▶ [Given instruction]
All of the material below is to be retyped exactly.

------------------------------------------------------------------------

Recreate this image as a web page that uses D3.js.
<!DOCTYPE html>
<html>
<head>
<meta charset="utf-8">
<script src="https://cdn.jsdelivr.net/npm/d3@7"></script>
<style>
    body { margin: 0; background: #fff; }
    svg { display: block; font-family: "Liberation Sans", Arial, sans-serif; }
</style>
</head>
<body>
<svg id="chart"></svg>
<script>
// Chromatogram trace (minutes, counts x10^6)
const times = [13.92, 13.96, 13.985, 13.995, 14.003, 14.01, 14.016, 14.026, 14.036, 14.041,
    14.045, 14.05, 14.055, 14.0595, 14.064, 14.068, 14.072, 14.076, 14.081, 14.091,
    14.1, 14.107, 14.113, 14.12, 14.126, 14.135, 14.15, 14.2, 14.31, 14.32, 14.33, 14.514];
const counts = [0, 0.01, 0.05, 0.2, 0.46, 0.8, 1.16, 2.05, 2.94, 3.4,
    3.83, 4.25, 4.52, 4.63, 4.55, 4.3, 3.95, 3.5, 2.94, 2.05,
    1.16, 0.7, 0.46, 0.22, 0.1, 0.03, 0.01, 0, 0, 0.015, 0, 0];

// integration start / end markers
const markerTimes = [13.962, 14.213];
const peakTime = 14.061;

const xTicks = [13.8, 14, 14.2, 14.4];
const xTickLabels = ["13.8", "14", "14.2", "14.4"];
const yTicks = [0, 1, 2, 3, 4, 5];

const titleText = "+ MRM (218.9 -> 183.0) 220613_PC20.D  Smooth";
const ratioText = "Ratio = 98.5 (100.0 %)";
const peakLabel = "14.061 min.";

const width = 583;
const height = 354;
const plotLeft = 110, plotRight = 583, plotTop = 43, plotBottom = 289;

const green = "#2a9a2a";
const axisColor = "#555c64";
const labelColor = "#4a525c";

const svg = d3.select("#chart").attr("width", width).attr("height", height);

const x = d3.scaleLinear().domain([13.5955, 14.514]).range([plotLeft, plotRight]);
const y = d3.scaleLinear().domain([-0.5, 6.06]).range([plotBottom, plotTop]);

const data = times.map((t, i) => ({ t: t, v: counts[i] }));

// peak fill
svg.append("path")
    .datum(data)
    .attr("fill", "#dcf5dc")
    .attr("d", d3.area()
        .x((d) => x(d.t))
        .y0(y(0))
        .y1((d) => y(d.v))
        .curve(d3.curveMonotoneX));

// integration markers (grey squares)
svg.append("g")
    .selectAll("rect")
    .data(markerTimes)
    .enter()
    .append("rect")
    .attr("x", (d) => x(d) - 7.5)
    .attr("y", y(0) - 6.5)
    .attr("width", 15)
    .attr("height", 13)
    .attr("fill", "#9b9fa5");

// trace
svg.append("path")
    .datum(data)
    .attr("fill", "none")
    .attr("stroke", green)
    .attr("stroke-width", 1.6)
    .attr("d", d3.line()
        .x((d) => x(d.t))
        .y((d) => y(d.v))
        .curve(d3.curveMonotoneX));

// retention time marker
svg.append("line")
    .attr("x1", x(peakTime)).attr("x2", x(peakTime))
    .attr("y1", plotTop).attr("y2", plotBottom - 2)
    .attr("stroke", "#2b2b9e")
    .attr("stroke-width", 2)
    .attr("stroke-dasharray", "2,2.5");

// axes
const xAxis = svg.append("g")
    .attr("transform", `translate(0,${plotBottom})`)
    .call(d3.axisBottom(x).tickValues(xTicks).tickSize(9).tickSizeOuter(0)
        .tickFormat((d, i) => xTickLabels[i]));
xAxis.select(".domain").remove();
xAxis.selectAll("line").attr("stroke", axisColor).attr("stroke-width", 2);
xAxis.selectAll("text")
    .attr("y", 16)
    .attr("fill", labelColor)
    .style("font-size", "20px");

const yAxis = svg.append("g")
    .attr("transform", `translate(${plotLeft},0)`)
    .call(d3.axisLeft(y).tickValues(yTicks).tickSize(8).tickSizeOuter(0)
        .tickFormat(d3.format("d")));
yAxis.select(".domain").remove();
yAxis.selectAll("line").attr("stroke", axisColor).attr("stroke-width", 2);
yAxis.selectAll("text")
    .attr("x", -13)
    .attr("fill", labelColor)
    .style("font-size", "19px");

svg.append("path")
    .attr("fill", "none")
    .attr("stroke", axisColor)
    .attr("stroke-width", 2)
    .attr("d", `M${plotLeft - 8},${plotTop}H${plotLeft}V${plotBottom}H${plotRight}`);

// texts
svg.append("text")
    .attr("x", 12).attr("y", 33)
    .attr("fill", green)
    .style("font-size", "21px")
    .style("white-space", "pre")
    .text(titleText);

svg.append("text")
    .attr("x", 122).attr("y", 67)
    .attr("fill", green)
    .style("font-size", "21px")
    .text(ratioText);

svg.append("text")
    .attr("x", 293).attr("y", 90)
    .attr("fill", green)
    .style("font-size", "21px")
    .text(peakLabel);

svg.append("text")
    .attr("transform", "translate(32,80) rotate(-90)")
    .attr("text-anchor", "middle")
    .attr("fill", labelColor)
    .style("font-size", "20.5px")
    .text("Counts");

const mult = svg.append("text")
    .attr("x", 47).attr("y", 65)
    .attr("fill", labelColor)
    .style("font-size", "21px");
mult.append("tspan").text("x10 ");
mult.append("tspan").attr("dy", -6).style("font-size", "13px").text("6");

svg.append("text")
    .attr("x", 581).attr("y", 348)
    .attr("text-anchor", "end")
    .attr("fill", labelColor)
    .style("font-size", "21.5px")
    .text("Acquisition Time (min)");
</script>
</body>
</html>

------------------------------------------------------------------------

▶ [Result]
Recreate this image as a web page that uses D3.js.
<!DOCTYPE html>
<html>
<head>
<meta charset="utf-8">
<script src="https://cdn.jsdelivr.net/npm/d3@7"></script>
<style>
    body { margin: 0; background: #fff; }
    svg { display: block; font-family: "Liberation Sans", Arial, sans-serif; }
</style>
</head>
<body>
<svg id="chart"></svg>
<script>
// Chromatogram trace (minutes, counts x10^6)
const times = [13.92, 13.96, 13.985, 13.995, 14.003, 14.01, 14.016, 14.026, 14.036, 14.041,
    14.045, 14.05, 14.055, 14.0595, 14.064, 14.068, 14.072, 14.076, 14.081, 14.091,
    14.1, 14.107, 14.113, 14.12, 14.126, 14.135, 14.15, 14.2, 14.31, 14.32, 14.33, 14.514];
const counts = [0, 0.01, 0.05, 0.2, 0.46, 0.8, 1.16, 2.05, 2.94, 3.4,
    3.83, 4.25, 4.52, 4.63, 4.55, 4.3, 3.95, 3.5, 2.94, 2.05,
    1.16, 0.7, 0.46, 0.22, 0.1, 0.03, 0.01, 0, 0, 0.015, 0, 0];

// integration start / end markers
const markerTimes = [13.962, 14.213];
const peakTime = 14.061;

const xTicks = [13.8, 14, 14.2, 14.4];
const xTickLabels = ["13.8", "14", "14.2", "14.4"];
const yTicks = [0, 1, 2, 3, 4, 5];

const titleText = "+ MRM (218.9 -> 183.0) 220613_PC20.D  Smooth";
const ratioText = "Ratio = 98.5 (100.0 %)";
const peakLabel = "14.061 min.";

const width = 583;
const height = 354;
const plotLeft = 110, plotRight = 583, plotTop = 43, plotBottom = 289;

const green = "#2a9a2a";
const axisColor = "#555c64";
const labelColor = "#4a525c";

const svg = d3.select("#chart").attr("width", width).attr("height", height);

const x = d3.scaleLinear().domain([13.5955, 14.514]).range([plotLeft, plotRight]);
const y = d3.scaleLinear().domain([-0.5, 6.06]).range([plotBottom, plotTop]);

const data = times.map((t, i) => ({ t: t, v: counts[i] }));

// peak fill
svg.append("path")
    .datum(data)
    .attr("fill", "#dcf5dc")
    .attr("d", d3.area()
        .x((d) => x(d.t))
        .y0(y(0))
        .y1((d) => y(d.v))
        .curve(d3.curveMonotoneX));

// integration markers (grey squares)
svg.append("g")
    .selectAll("rect")
    .data(markerTimes)
    .enter()
    .append("rect")
    .attr("x", (d) => x(d) - 7.5)
    .attr("y", y(0) - 6.5)
    .attr("width", 15)
    .attr("height", 13)
    .attr("fill", "#9b9fa5");

// trace
svg.append("path")
    .datum(data)
    .attr("fill", "none")
    .attr("stroke", green)
    .attr("stroke-width", 1.6)
    .attr("d", d3.line()
        .x((d) => x(d.t))
        .y((d) => y(d.v))
        .curve(d3.curveMonotoneX));

// retention time marker
svg.append("line")
    .attr("x1", x(peakTime)).attr("x2", x(peakTime))
    .attr("y1", plotTop).attr("y2", plotBottom - 2)
    .attr("stroke", "#2b2b9e")
    .attr("stroke-width", 2)
    .attr("stroke-dasharray", "2,2.5");

// axes
const xAxis = svg.append("g")
    .attr("transform", `translate(0,${plotBottom})`)
    .call(d3.axisBottom(x).tickValues(xTicks).tickSize(9).tickSizeOuter(0)
        .tickFormat((d, i) => xTickLabels[i]));
xAxis.select(".domain").remove();
xAxis.selectAll("line").attr("stroke", axisColor).attr("stroke-width", 2);
xAxis.selectAll("text")
    .attr("y", 16)
    .attr("fill", labelColor)
    .style("font-size", "20px");

const yAxis = svg.append("g")
    .attr("transform", `translate(${plotLeft},0)`)
    .call(d3.axisLeft(y).tickValues(yTicks).tickSize(8).tickSizeOuter(0)
        .tickFormat(d3.format("d")));
yAxis.select(".domain").remove();
yAxis.selectAll("line").attr("stroke", axisColor).attr("stroke-width", 2);
yAxis.selectAll("text")
    .attr("x", -13)
    .attr("fill", labelColor)
    .style("font-size", "19px");

svg.append("path")
    .attr("fill", "none")
    .attr("stroke", axisColor)
    .attr("stroke-width", 2)
    .attr("d", `M${plotLeft - 8},${plotTop}H${plotLeft}V${plotBottom}H${plotRight}`);

// texts
svg.append("text")
    .attr("x", 12).attr("y", 33)
    .attr("fill", green)
    .style("font-size", "21px")
    .style("white-space", "pre")
    .text(titleText);

svg.append("text")
    .attr("x", 122).attr("y", 67)
    .attr("fill", green)
    .style("font-size", "21px")
    .text(ratioText);

svg.append("text")
    .attr("x", 293).attr("y", 90)
    .attr("fill", green)
    .style("font-size", "21px")
    .text(peakLabel);

svg.append("text")
    .attr("transform", "translate(32,80) rotate(-90)")
    .attr("text-anchor", "middle")
    .attr("fill", labelColor)
    .style("font-size", "20.5px")
    .text("Counts");

const mult = svg.append("text")
    .attr("x", 47).attr("y", 65)
    .attr("fill", labelColor)
    .style("font-size", "21px");
mult.append("tspan").text("x10 ");
mult.append("tspan").attr("dy", -6).style("font-size", "13px").text("6");

svg.append("text")
    .attr("x", 581).attr("y", 348)
    .attr("text-anchor", "end")
    .attr("fill", labelColor)
    .style("font-size", "21.5px")
    .text("Acquisition Time (min)");
</script>
</body>
</html>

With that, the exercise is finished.